┌──

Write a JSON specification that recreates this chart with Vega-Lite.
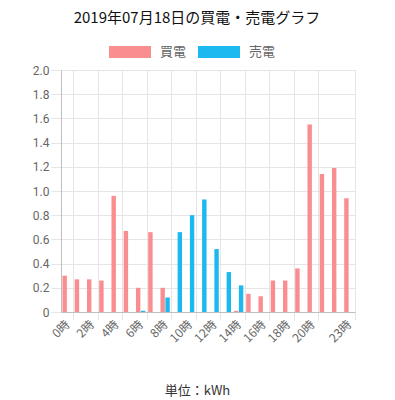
{
  "$schema": "https://vega.github.io/schema/vega-lite/v6.json",
  "autosize": {"type": "none"},
  "width": 294,
  "height": 242,
  "padding": {"left": 61, "top": 70, "right": 40, "bottom": 88},
  "background": "white",
  "title": {
    "text": "2019年07月18日の買電・売電グラフ",
    "anchor": "middle",
    "frame": "group",
    "dx": -11,
    "offset": 16,
    "fontSize": 15,
    "fontWeight": "normal",
    "font": "Noto Sans CJK JP",
    "color": "#111111"
  },
  "config": {
    "view": {"stroke": null},
    "font": "Noto Sans CJK JP"
  },
  "data": {
    "values": [
      {"hour": 0, "type": "買電", "kwh": 0.30},
      {"hour": 1, "type": "買電", "kwh": 0.27},
      {"hour": 2, "type": "買電", "kwh": 0.27},
      {"hour": 3, "type": "買電", "kwh": 0.26},
      {"hour": 4, "type": "買電", "kwh": 0.96},
      {"hour": 5, "type": "買電", "kwh": 0.67},
      {"hour": 6, "type": "買電", "kwh": 0.20},
      {"hour": 7, "type": "買電", "kwh": 0.66},
      {"hour": 8, "type": "買電", "kwh": 0.20},
      {"hour": 9, "type": "買電", "kwh": 0},
      {"hour": 10, "type": "買電", "kwh": 0},
      {"hour": 11, "type": "買電", "kwh": 0},
      {"hour": 12, "type": "買電", "kwh": 0},
      {"hour": 13, "type": "買電", "kwh": 0},
      {"hour": 14, "type": "買電", "kwh": 0.01},
      {"hour": 15, "type": "買電", "kwh": 0.15},
      {"hour": 16, "type": "買電", "kwh": 0.13},
      {"hour": 17, "type": "買電", "kwh": 0.26},
      {"hour": 18, "type": "買電", "kwh": 0.26},
      {"hour": 19, "type": "買電", "kwh": 0.36},
      {"hour": 20, "type": "買電", "kwh": 1.55},
      {"hour": 21, "type": "買電", "kwh": 1.14},
      {"hour": 22, "type": "買電", "kwh": 1.19},
      {"hour": 23, "type": "買電", "kwh": 0.94},
      {"hour": 6, "type": "売電", "kwh": 0.01},
      {"hour": 8, "type": "売電", "kwh": 0.12},
      {"hour": 9, "type": "売電", "kwh": 0.66},
      {"hour": 10, "type": "売電", "kwh": 0.80},
      {"hour": 11, "type": "売電", "kwh": 0.93},
      {"hour": 12, "type": "売電", "kwh": 0.52},
      {"hour": 13, "type": "売電", "kwh": 0.33},
      {"hour": 14, "type": "売電", "kwh": 0.22}
    ]
  },
  "mark": {"type": "bar"},
  "encoding": {
    "x": {
      "field": "hour",
      "type": "ordinal",
      "scale": {
        "domain": [0,1,2,3,4,5,6,7,8,9,10,11,12,13,14,15,16,17,18,19,20,21,22,23],
        "paddingInner": 0,
        "paddingOuter": 0
      },
      "axis": {
        "values": [0,2,4,6,8,10,12,14,16,18,20,23],
        "labelExpr": "isValid(datum.value) ? datum.value + '時' : ''",
        "labelAngle": -45,
        "labelAlign": "right",
        "labelBaseline": "middle",
        "labelFontSize": 12,
        "labelColor": "#666666",
        "labelFont": "Noto Sans CJK JP",
        "labelPadding": 2,
        "tickBand": "extent",
        "grid": true,
        "gridColor": {"condition": {"test": "!isValid(datum.value)", "value": "transparent"}, "value": "#e5e5e5"},
        "ticks": true,
        "tickSize": 8,
        "tickColor": {"condition": {"test": "!isValid(datum.value)", "value": "transparent"}, "value": "#e5e5e5"},
        "domain": true,
        "domainColor": "#bfbfbf",
        "title": "単位：kWh",
        "titleFont": "Noto Sans CJK JP",
        "titleFontSize": 13,
        "titleFontWeight": "normal",
        "titleColor": "#333333",
        "titleX": 136,
        "titleY": 78,
        "titleBaseline": "middle",
        "titleAlign": "center"
      }
    },
    "xOffset": {
      "field": "type",
      "type": "nominal",
      "scale": {"domain": ["買電", "売電"], "paddingInner": 0.1, "paddingOuter": 0.3}
    },
    "y": {
      "field": "kwh",
      "type": "quantitative",
      "scale": {"domain": [0, 2.0], "nice": false},
      "axis": {
        "values": [0,0.2,0.4,0.6,0.8,1.0,1.2,1.4,1.6,1.8,2.0],
        "labelExpr": "datum.value == 0 ? '0' : format(datum.value, '.1f')",
        "labelFontSize": 12,
        "labelColor": "#666666",
        "labelFont": "Roboto",
        "labelPadding": 2,
        "grid": true,
        "gridColor": "#e5e5e5",
        "ticks": true,
        "tickSize": 10,
        "tickColor": "#e5e5e5",
        "domain": true,
        "domainColor": "#bfbfbf",
        "title": null
      }
    },
    "color": {
      "field": "type",
      "type": "nominal",
      "scale": {"domain": ["買電", "売電"], "range": ["#F98D90", "#1CB8F0"]},
      "legend": {
        "title": null,
        "orient": "none",
        "direction": "horizontal",
        "legendX": 48,
        "legendY": -28,
        "symbolType": "M-1,-0.6H3.2V0.6H-1Z",
        "symbolSize": 400,
        "symbolStrokeWidth": 0,
        "symbolOpacity": 1,
        "labelOffset": 31,
        "labelFontSize": 13,
        "labelColor": "#666666",
        "labelFont": "Noto Sans CJK JP",
        "columnPadding": 11
      }
    }
  }
}
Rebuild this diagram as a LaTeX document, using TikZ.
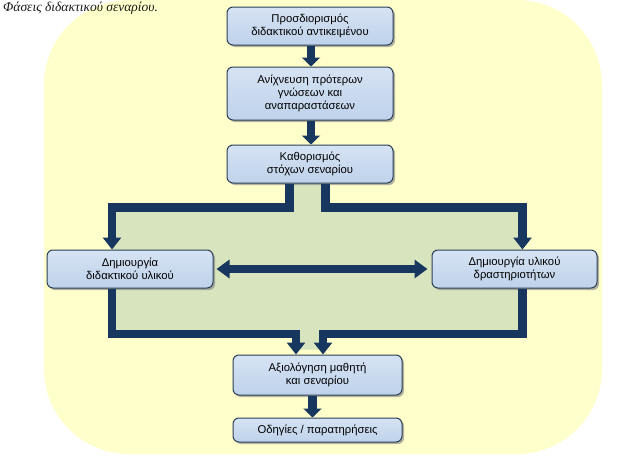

└──

Copy the records above exactly, leaving out every picture.

Write a JSON specification that recreates this chart with Vega-Lite.
{
  "$schema": "https://vega.github.io/schema/vega-lite/v6.json",
  "autosize": {"type": "none"},
  "width": 294,
  "height": 242,
  "padding": {"left": 61, "top": 70, "right": 40, "bottom": 88},
  "background": "white",
  "title": {
    "text": "2019年07月18日の買電・売電グラフ",
    "anchor": "middle",
    "frame": "group",
    "dx": -11,
    "offset": 16,
    "fontSize": 15,
    "fontWeight": "normal",
    "font": "Noto Sans CJK JP",
    "color": "#111111"
  },
  "config": {
    "view": {"stroke": null},
    "font": "Noto Sans CJK JP"
  },
  "data": {
    "values": [
      {"hour": 0, "type": "買電", "kwh": 0.30},
      {"hour": 1, "type": "買電", "kwh": 0.27},
      {"hour": 2, "type": "買電", "kwh": 0.27},
      {"hour": 3, "type": "買電", "kwh": 0.26},
      {"hour": 4, "type": "買電", "kwh": 0.96},
      {"hour": 5, "type": "買電", "kwh": 0.67},
      {"hour": 6, "type": "買電", "kwh": 0.20},
      {"hour": 7, "type": "買電", "kwh": 0.66},
      {"hour": 8, "type": "買電", "kwh": 0.20},
      {"hour": 9, "type": "買電", "kwh": 0},
      {"hour": 10, "type": "買電", "kwh": 0},
      {"hour": 11, "type": "買電", "kwh": 0},
      {"hour": 12, "type": "買電", "kwh": 0},
      {"hour": 13, "type": "買電", "kwh": 0},
      {"hour": 14, "type": "買電", "kwh": 0.01},
      {"hour": 15, "type": "買電", "kwh": 0.15},
      {"hour": 16, "type": "買電", "kwh": 0.13},
      {"hour": 17, "type": "買電", "kwh": 0.26},
      {"hour": 18, "type": "買電", "kwh": 0.26},
      {"hour": 19, "type": "買電", "kwh": 0.36},
      {"hour": 20, "type": "買電", "kwh": 1.55},
      {"hour": 21, "type": "買電", "kwh": 1.14},
      {"hour": 22, "type": "買電", "kwh": 1.19},
      {"hour": 23, "type": "買電", "kwh": 0.94},
      {"hour": 6, "type": "売電", "kwh": 0.01},
      {"hour": 8, "type": "売電", "kwh": 0.12},
      {"hour": 9, "type": "売電", "kwh": 0.66},
      {"hour": 10, "type": "売電", "kwh": 0.80},
      {"hour": 11, "type": "売電", "kwh": 0.93},
      {"hour": 12, "type": "売電", "kwh": 0.52},
      {"hour": 13, "type": "売電", "kwh": 0.33},
      {"hour": 14, "type": "売電", "kwh": 0.22}
    ]
  },
  "mark": {"type": "bar"},
  "encoding": {
    "x": {
      "field": "hour",
      "type": "ordinal",
      "scale": {
        "domain": [0,1,2,3,4,5,6,7,8,9,10,11,12,13,14,15,16,17,18,19,20,21,22,23],
        "paddingInner": 0,
        "paddingOuter": 0
      },
      "axis": {
        "values": [0,2,4,6,8,10,12,14,16,18,20,23],
        "labelExpr": "isValid(datum.value) ? datum.value + '時' : ''",
        "labelAngle": -45,
        "labelAlign": "right",
        "labelBaseline": "middle",
        "labelFontSize": 12,
        "labelColor": "#666666",
        "labelFont": "Noto Sans CJK JP",
        "labelPadding": 2,
        "tickBand": "extent",
        "grid": true,
        "gridColor": {"condition": {"test": "!isValid(datum.value)", "value": "transparent"}, "value": "#e5e5e5"},
        "ticks": true,
        "tickSize": 8,
        "tickColor": {"condition": {"test": "!isValid(datum.value)", "value": "transparent"}, "value": "#e5e5e5"},
        "domain": true,
        "domainColor": "#bfbfbf",
        "title": "単位：kWh",
        "titleFont": "Noto Sans CJK JP",
        "titleFontSize": 13,
        "titleFontWeight": "normal",
        "titleColor": "#333333",
        "titleX": 136,
        "titleY": 78,
        "titleBaseline": "middle",
        "titleAlign": "center"
      }
    },
    "xOffset": {
      "field": "type",
      "type": "nominal",
      "scale": {"domain": ["買電", "売電"], "paddingInner": 0.1, "paddingOuter": 0.3}
    },
    "y": {
      "field": "kwh",
      "type": "quantitative",
      "scale": {"domain": [0, 2.0], "nice": false},
      "axis": {
        "values": [0,0.2,0.4,0.6,0.8,1.0,1.2,1.4,1.6,1.8,2.0],
        "labelExpr": "datum.value == 0 ? '0' : format(datum.value, '.1f')",
        "labelFontSize": 12,
        "labelColor": "#666666",
        "labelFont": "Roboto",
        "labelPadding": 2,
        "grid": true,
        "gridColor": "#e5e5e5",
        "ticks": true,
        "tickSize": 10,
        "tickColor": "#e5e5e5",
        "domain": true,
        "domainColor": "#bfbfbf",
        "title": null
      }
    },
    "color": {
      "field": "type",
      "type": "nominal",
      "scale": {"domain": ["買電", "売電"], "range": ["#F98D90", "#1CB8F0"]},
      "legend": {
        "title": null,
        "orient": "none",
        "direction": "horizontal",
        "legendX": 48,
        "legendY": -28,
        "symbolType": "M-1,-0.6H3.2V0.6H-1Z",
        "symbolSize": 400,
        "symbolStrokeWidth": 0,
        "symbolOpacity": 1,
        "labelOffset": 31,
        "labelFontSize": 13,
        "labelColor": "#666666",
        "labelFont": "Noto Sans CJK JP",
        "columnPadding": 11
      }
    }
  }
}
Rebuild this diagram as a LaTeX document, using TikZ.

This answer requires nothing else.